Going over Del's comments and revisiting some of Dembski's presentation it became clear to me the source of confusion between Dembski and some of his critics on the topic of false positives. As Del has shown as well, false positives are unavoidable but at the same time Del also points out that the design inference 'as he presents it in final form is straightforwardly valid in standard predicate calculus terms.' Thus in an ideal world the design inference would have no false positives because we have complete knowledge and thus in principle the design inference could be free from false positives.
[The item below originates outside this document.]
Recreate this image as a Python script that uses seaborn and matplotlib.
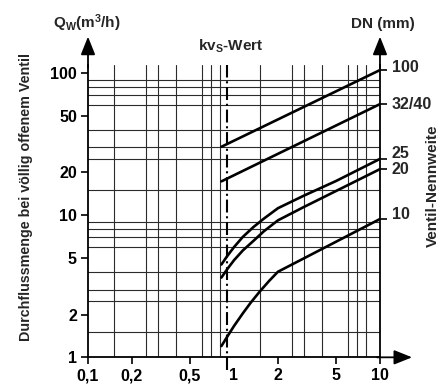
import matplotlib
matplotlib.use('Agg')
import matplotlib.pyplot as plt
from matplotlib.ticker import NullFormatter, NullLocator
import seaborn as sns
import numpy as np
import pandas as pd

# kv-Werte (m3/h) und Durchfluss (m3/h) je Nennweite
kv_100 = [0.82, 10.0]
q_100 = [30.3, 105.0]

kv_3240 = [0.82, 10.0]
q_3240 = [17.3, 60.5]

kv_25 = [0.82, 0.9, 1.0, 1.15, 1.36, 1.6, 2.0, 3.0, 5.0, 10.0]
q_25 = [4.5, 5.17, 5.96, 7.04, 8.26, 9.45, 11.2, 13.7, 17.4, 24.9]

kv_20 = [0.82, 0.9, 1.0, 1.15, 1.36, 1.6, 2.0, 3.0, 5.0, 10.0]
q_20 = [3.64, 4.18, 4.82, 5.65, 6.6, 7.7, 9.2, 11.4, 14.8, 21.1]

kv_10 = [0.82, 0.9, 1.0, 1.15, 1.3, 1.5, 1.75, 2.0, 10.0]
q_10 = [1.2, 1.4, 1.66, 2.04, 2.42, 2.9, 3.47, 4.0, 9.4]

dn_labels = ['100', '32/40', '25', '20', '10']
dn_label_dy = [1.5, 0, 4, 0, 3]   # Punkte nach oben

x_ticks = [0.1, 0.2, 0.5, 1, 2, 5, 10]
x_ticklabels = ['0,1', '0,2', '0,5', '1', '2', '5', '10']
y_ticks = [1, 2, 5, 10, 20, 50, 100]
y_ticklabels = ['1', '2', '5', '10', '20', '50', '100']

x_grid = [0.15, 0.2, 0.25, 0.3, 0.4, 0.5, 0.6, 0.7, 0.8, 1.5, 2, 2.5, 3, 4, 5, 6, 7, 8]
y_grid = [1.5, 2, 2.5, 3, 4, 5, 6, 7, 8, 9, 10, 15, 20, 25, 30, 40, 50, 60, 70, 80, 90, 100]
kvs_wert = 0.9

#%%
sns.set_style('white')
plt.rcParams['font.family'] = ['Liberation Sans', 'DejaVu Sans']
plt.rcParams['font.weight'] = 'bold'
plt.rcParams['mathtext.fontset'] = 'custom'
plt.rcParams['mathtext.rm'] = 'Liberation Sans:bold'
plt.rcParams['mathtext.it'] = 'Liberation Sans:bold'
plt.rcParams['mathtext.bf'] = 'Liberation Sans:bold'

fig, ax = plt.subplots(figsize=(4.4, 3.85), dpi=100)
fig.subplots_adjust(left=0.2, right=0.8636, bottom=0.0719, top=0.8312)

kurven = [(kv_100, q_100), (kv_3240, q_3240), (kv_25, q_25), (kv_20, q_20), (kv_10, q_10)]
for kv, q in kurven:
    df = pd.DataFrame({'kv': kv, 'Q': q})
    sns.lineplot(data=df, x='kv', y='Q', color='k', lw=1.9, sort=False, estimator=None, ax=ax, zorder=5)

ax.set_xscale('log')
ax.set_yscale('log')
ax.set_xlim(0.1, 10)
ax.set_ylim(1, 114)

ax.set_xticks(x_ticks)
ax.set_xticklabels(x_ticklabels)
ax.set_yticks(y_ticks)
ax.set_yticklabels(y_ticklabels)
ax.set_xticks(x_grid, minor=True)
ax.set_yticks(y_grid, minor=True)
ax.xaxis.set_minor_formatter(NullFormatter())
ax.yaxis.set_minor_formatter(NullFormatter())
ax.tick_params(which='major', bottom=True, left=True, direction='out', length=5, width=1.2,
               labelsize=11.5, pad=3, color='k', labelcolor='k')
ax.tick_params(which='minor', length=0)
ax.xaxis.get_major_ticks()[3].tick1line.set_visible(False)
ax.grid(which='minor', color='#2b2b2b', lw=0.8)
ax.grid(which='major', visible=False)
ax.set_xlabel('')
ax.set_ylabel('Durchflussmenge bei völlig offenem Ventil', fontsize=10.3, fontweight='bold')
ax.yaxis.set_label_coords(-0.19, 0.548)

for s in ['left', 'right', 'bottom']:
    ax.spines[s].set_color('k')
    ax.spines[s].set_linewidth(1.3)
ax.spines['top'].set_visible(False)

# kvs-Wert Strichpunktlinie
ax.plot([kvs_wert, kvs_wert], [0.81, 114], color='k', lw=1.5,
        linestyle=(0, (6.2, 1.8, 1, 1.8)), clip_on=False, zorder=6)

# Pfeile an den Achsen
pfeil = dict(arrowstyle='-|>,head_length=0.55,head_width=0.22', color='k', lw=1.3,
             shrinkA=0, shrinkB=0, mutation_scale=20)
ax.annotate('', xy=(0, 1.097), xytext=(0, 0.99), xycoords='axes fraction', arrowprops=pfeil)
ax.annotate('', xy=(1, 1.097), xytext=(1, 0.99), xycoords='axes fraction', arrowprops=pfeil)
ax.annotate('', xy=(1.11, 0), xytext=(0.99, 0), xycoords='axes fraction', arrowprops=pfeil)

# rechte Achse: Nennweiten
ax2 = ax.twinx()
ax2.set_yscale('log')
ax2.set_ylim(ax.get_ylim())
dn_end = [q_100[-1], q_3240[-1], q_25[-1], q_20[-1], q_10[-1]]
ax2.set_yticks(dn_end)
ax2.set_yticklabels([])
ax2.yaxis.set_minor_locator(NullLocator())
ax2.tick_params(right=True, direction='out', length=5, width=1.2, color='k')
for s in ax2.spines.values():
    s.set_visible(False)
for lbl, q, dy in zip(dn_labels, dn_end, dn_label_dy):
    ax.annotate(lbl, xy=(1, q), xycoords=ax.get_yaxis_transform(), xytext=(8.5, dy),
                textcoords='offset points', ha='left', va='center', fontsize=11.5,
                fontweight='bold', annotation_clip=False)

ax.text(-0.005, 1.125, r'Q$_\mathrm{W}$(m$^3$/h)', transform=ax.transAxes, ha='center',
        va='baseline', fontsize=11, fontweight='bold')
ax.text(1.01, 1.125, 'DN (mm)', transform=ax.transAxes, ha='center', va='baseline',
        fontsize=11, fontweight='bold')
ax.text(0.49, 1.048, r'kv$_\mathrm{S}$-Wert', transform=ax.transAxes, ha='center',
        va='baseline', fontsize=11, fontweight='bold')
ax.text(1.18, 0.586, 'Ventil-Nennweite', transform=ax.transAxes, ha='center', va='center',
        rotation=90, fontsize=11, fontweight='bold')

plt.savefig('out.png', dpi=100)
But in reality false positives are a real issue and while Dembski attempts to dismiss the issue by saying that science is tentative, he forgets that the appeal to an eliminative approach depends strongly on the absence of false positives lets it want to run the risk of becoming a 'God of the gaps' argument.

In the end the design inference is nothing more than the set theoretic complement of the disjunction regularity-or-chance.

In one of the earlier presentations Dembski himself seemed to admit that ID had oversold itself but that there were several people working on applying the design inference approaches. Since then a few years seem to have passed and yet not much has reached the level of publication.

I wonder when we may expect some actual applications of Dembski's idea to problems which are beyond the level of strawmen?

It seems that any comments which point out the nature of the design inference are met with some hostility for pointing out that the approach is eliminative. And yet the eliminative nature of the approach has some significant implications for the usefulness of the approach and should be openly discussed.